Perkins Coie

Perkins Coie
Headquarters 1201 Third Avenue
Seattle, Washington
No. of offices 19
No. of attorneys 1000+
Major practice areas General practice
Revenue US$710 million (2014)[1]
Date founded 1912 (Seattle)
Company type LLP
Website
www.perkinscoie.com

Perkins Coie is an international law firm headquartered in Seattle, Washington and founded in 1912.

History

Perkins Coie is an international law firm headquartered in Seattle, Washington. It has been listed on the Fortune Magazine "100 Best Places [at which] to Work in America" for the past 19 years,[2] and is ranked number 42 on the AmLaw 100 list.[3] Perkins Coie is the oldest and largest law firm headquartered in the Pacific Northwest and has a total of 19 offices across the United States and Asia. It works in Intellectual Property, Venture Capital, Emerging Companies, Labor & Employment, Corporate Governance and Securities, Investigations and White Collar Defense, and Products Liability practices. Perkins Coie provides corporate, commercial litigation and intellectual property legal services to clients who range from FORTUNE 100 corporations to small, independent startups, as well as public and not-for-profit organizations.

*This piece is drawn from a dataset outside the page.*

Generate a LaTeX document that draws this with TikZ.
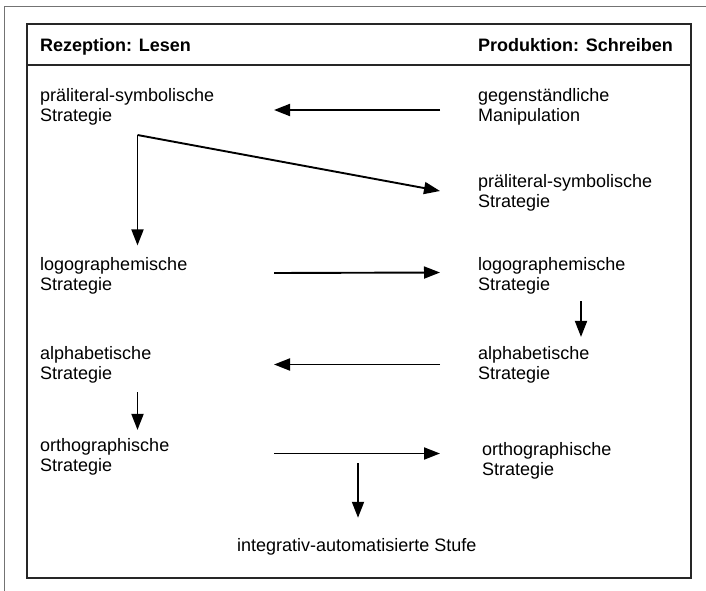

Additionally, Chambers regularly ranks Perkins Coie's Political Law practice first in the United States.[4] The firm is counsel of record for the Democratic National Committee, and other political clients include nearly all Democratic members of the United States Congress, as well as several presidential campaigns, including those of John Kerry and Barack Obama. In 2009, President Obama appointed Robert Bauer, the chair of the firm's Political Law practice, to become his White House Counsel. Bauer returned to private practice with Perkins Coie in 2011. In 2015, Hillary Clinton named Marc Elias as general counsel to her campaign.[5]

Living alumni of the firm include the 16th Lieutenant Governor of Washington Cyrus Habib, former Attorney General of Washington State Rob McKenna, 9th Circuit Court of Appeals Judges Margaret McKeown and Ronald M. Gould, and Oregon State Representative Chris Garrett.

Mandates and representations

The firm was founded in 1912 and has represented the Boeing Company since the founding of the aerospace company in 1916. Other clients include Microsoft, Amazon.com, Starbucks, Costco, Craigslist, Google, Facebook, Intel, Twitter, AT&T, Zillow, REI, Intellectual Ventures, UPS, Barack Obama, Expedia, Safeco, T-Mobile, Dale Chihuly, Quora and Nintendo.

Perkins Coie also serves as counsel of record for the Democratic Party and its candidates; its political law group was for many years headed by campaign lawyer Bob Bauer,[6] and is now chaired by Marc Elias.[5] Perkins Coie represented John Kerry's presidential campaign and the Presidential campaign of Barack Obama, and continues to represent President Obama. The firm represented Christine Gregoire in the prolonged litigation surrounding her 2004 Washington gubernatorial election, and a team of Perkins lawyers headed by Marc Elias successfully represented Al Franken in his legal battle over the 2008 Senatorial election in Minnesota.[7] The firm also represents the Democratic Leadership Council, the Democratic Senatorial Campaign Committee and the Democratic Congressional Campaign Committee.

In 2006, Perkins Coie, led by partner Harry Schneider, represented Salim Ahmed Hamdan, the alleged driver and bodyguard of Osama Bin Laden. The case made its way to the U.S. Supreme Court in Hamdan v. Rumsfeld,[8] in which the Court ruled that the Bush Administration's use of military commissions to try terrorism suspects was unconstitutional.[9]

Perkins worked in the Doe v. Reed case concerning petition signatures in state ballot initiative campaigns, which was argued successfully before the U.S. Supreme Court on April 28, 2010.[10]